KNOWLTON, C. J. On March 5, 1903, a final decree was entered in favor of the plaintiff against the defendants in this case, in accordance with the decision in 182 Mass. 436. The defendants were enjoined fron maintaining a dam, or other obstruction on the stream, to the injury of the plaintiff's property on the east branch of the Charles River. The present petitioner, the International Automobile and Vehicle Tire Company, succeeded to the rights of the original plaintiff, and was admitted as a party to the suit. The petition before us is for punishment of the respondents for contempt of court because of their construction of a dam across the east branch of the Charles River, at or near the position of the former one, which causes damage to the petitioner's property. The fact alleged is established by the findings of the court, and the principal question arises upon the defence set up under the St. 1903, c. 391, enacted after the decree was entered. From an order denying the application the petitioner appealed to this court, and it also filed a bill of exceptions to the rulings and refusals to rule at the hearing. Such questions are usually presented by a report, or, if a criminal contempt is alleged, by a writ of error. Heywood v. Miner, 102 Mass. 466. Winslow v. Nayson, 113 Mass. 411. Stuart v. Stuart, 123 Mass. 370. Telegram Newspaper Co. v. Commonwealth, 172 Mass. 294. Hurley v. Commonwealth, 188 Mass. 443. Globe Newspaper Co. v. Commonwealth, 188 Mass. 449.

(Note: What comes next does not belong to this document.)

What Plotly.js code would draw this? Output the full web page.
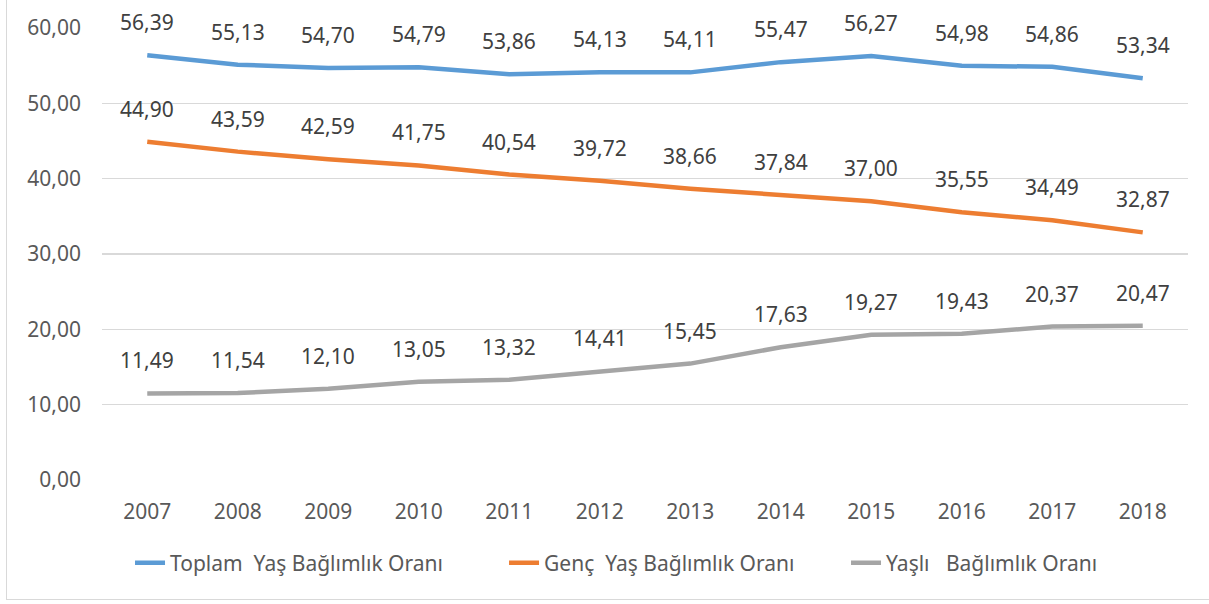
<!DOCTYPE html>
<html><head><meta charset="utf-8">
<script src="https://cdn.plot.ly/plotly-3.0.1.min.js"></script>
<style>
html,body{margin:0;padding:0;background:#fff;overflow:hidden;}
#wrap{position:relative;width:1209px;height:604px;}
#chart{position:absolute;left:0;top:0;width:1209px;height:604px;}
#frame{position:absolute;left:6px;top:-2px;width:1210px;height:602px;border:1px solid #d9d9d9;box-sizing:border-box;pointer-events:none;}
</style></head>
<body><div id="wrap"><div id="chart"></div><div id="frame"></div></div>
<script>
const years = ["2007","2008","2009","2010","2011","2012","2013","2014","2015","2016","2017","2018"];
const toplam = [56.39,55.13,54.70,54.79,53.86,54.13,54.11,55.47,56.27,54.98,54.86,53.34];
const genc = [44.90,43.59,42.59,41.75,40.54,39.72,38.66,37.84,37.00,35.55,34.49,32.87];
const yasli = [11.49,11.54,12.10,13.05,13.32,14.41,15.45,17.63,19.27,19.43,20.37,20.47];
const names = ["Toplam\u00a0 Yaş Bağlımlık Oranı","Genç\u00a0 Yaş Bağlımlık Oranı","Yaşlı\u00a0\u00a0 Bağlımlık Oranı"];
const colors = ["#5B9BD5","#ED7D31","#A5A5A5"];
const series = [toplam, genc, yasli];
const FONT = "Noto Sans, Open Sans, sans-serif";
const FS = 21;
const fmt = v => v.toFixed(2).replace(".", ",");
const legendIds = ["legend","legend2","legend3"];
const legendX = [0.0258, 0.3702, 0.6851];

const traces = series.map((s,i)=>({
  x: years, y: s, type: "scatter", mode: "lines", name: names[i], legend: legendIds[i],
  line: {color: colors[i], width: 4.5}, hoverinfo: "skip"
}));
const annotations = [];
series.forEach(s => s.forEach((v,j)=>{
  annotations.push({x: j, y: v, xref:"x", yref:"y", text: fmt(v), showarrow:false,
    yanchor:"middle", yshift: 33, font:{family:FONT, size:FS, color:"#404040"}});
}));
const layout = {
  width:1209, height:604,
  margin:{l:102, r:21, t:28, b:124},
  paper_bgcolor:"rgba(0,0,0,0)", plot_bgcolor:"#fff",
  font:{family:FONT, size:FS, color:"#595959"},
  showlegend:true,
  xaxis:{type:"category", range:[-0.5, 11.5], showgrid:false, zeroline:false, showline:false,
    ticks:"", ticklabelstandoff:17, tickfont:{size:FS, color:"#595959"}, fixedrange:true},
  yaxis:{range:[0,60], dtick:10, tick0:0, showgrid:true, gridcolor:"#d9d9d9", gridwidth:1.5,
    zeroline:false, showline:false, ticks:"", ticklabelstandoff:20,
    tickformat:".2f", tickfont:{size:FS, color:"#595959"}, fixedrange:true},
  separators:",.",
  annotations: annotations
};
legendIds.forEach((id,i)=>{
  layout[id] = {orientation:"h", x:legendX[i], xanchor:"left", y:-0.184, yanchor:"middle",
    font:{family:FONT, size:FS, color:"#595959"}, bgcolor:"rgba(0,0,0,0)"};
});
Plotly.newPlot("chart", traces, layout, {displayModeBar:false, staticPlot:true});
</script></body></html>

We need not determine finally whether exceptions or an appeal properly can be taken in a case of this kind, for, if we assume in favor of the petitioner that the questions raised are properly before us, we are of opinion that the decision of the Superior Court must stand. The statute just cited was new

Page 158

legislation, giving the respondents new rights. They aver in their answer that, in their subsequent conduct, they were acting under the authority of the statute. The findings and rulings and decision of the court must be taken as establishing their contention that what they did was within the statute. The statute authorizes them "to build such new bridges, culverts, dams and other incidental structures as they may deem necessary to provide for said highways and for maintaining a proper water level in said river, and for regulating the flow and the use of the waters of the river and the use of the shores of the river as a part of the metropolitan park system." Section 6 provides for the payment of damages sustained by any person from the exercise of the powers conferred by the act.

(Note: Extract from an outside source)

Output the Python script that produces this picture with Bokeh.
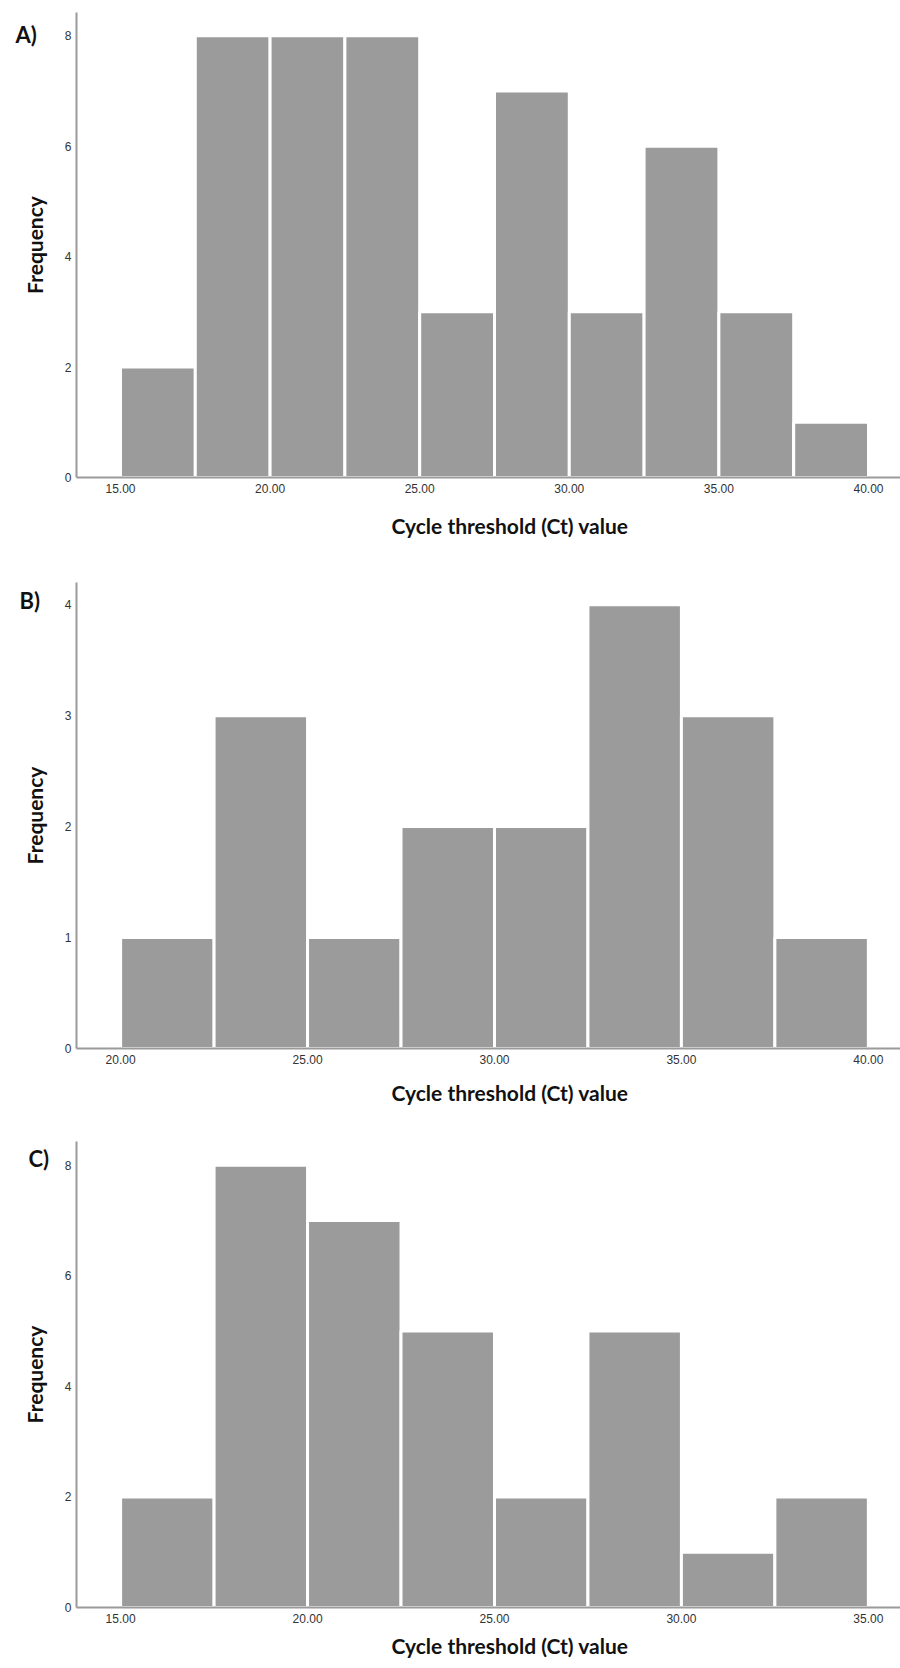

This statute, enacted after the entry of the decree, gave the respondents ample authority to do all that they are alleged to have done. The question is presented, whether, acting under new legislative authority, they can be found guilty of contempt of court because what they did had been enjoined by a decree made before there was any law permitting such action. We are of opinion that they cannot. After the passage of the statute they could act under it if they kept within its provisions. If the effect of the statute was doubtful, or if they chose to do so for any reason, they properly might bring a bill of review, as was done in Sawyer v. Davis, 136 Mass. 239, to have the decree vacated. But this was unnecessary. For, if they acted in good faith, understanding that the effect of the new law was to give them authority which would relieve them from the restraint of the decree, and if in fact the statute gave them such authority, there would be no ground for holding them guilty of wilful disobedience in contempt of the court.

This subject was carefully considered in Pennsylvania v. Wheeling Belmont Bridge Co. 18 How. 421, and a decision was made which fairly covers the present case. This decision, although at first agreed to by only a majority of the court, has since been recognized and approved repeatedly. Railroad Co. v. Fuller, 17 Wall. 560, 569. Stockdale v. Insurance Companies, 20 Wall. 323. Mills v. Green, 159 U. S. 651, 655. The Clinton Bridge, 10 Wall. 454. See also to the same point, Linn County v. Hewitt, 55 Iowa, 505.

Page 159

Questions that may arise as to the application of the provision for the assessment of damages do not affect the validity of the provision, or its sufficiency for the protection of those whose property is diminished in value.

Exceptions overruled; decree as ordered.

The case was submitted on briefs.

C. C. Read & G. L. Clarke, for the petitioner.

D. Malone, Attorney General, & J. F. Curtis, Assistant Attorney General, for the respondents.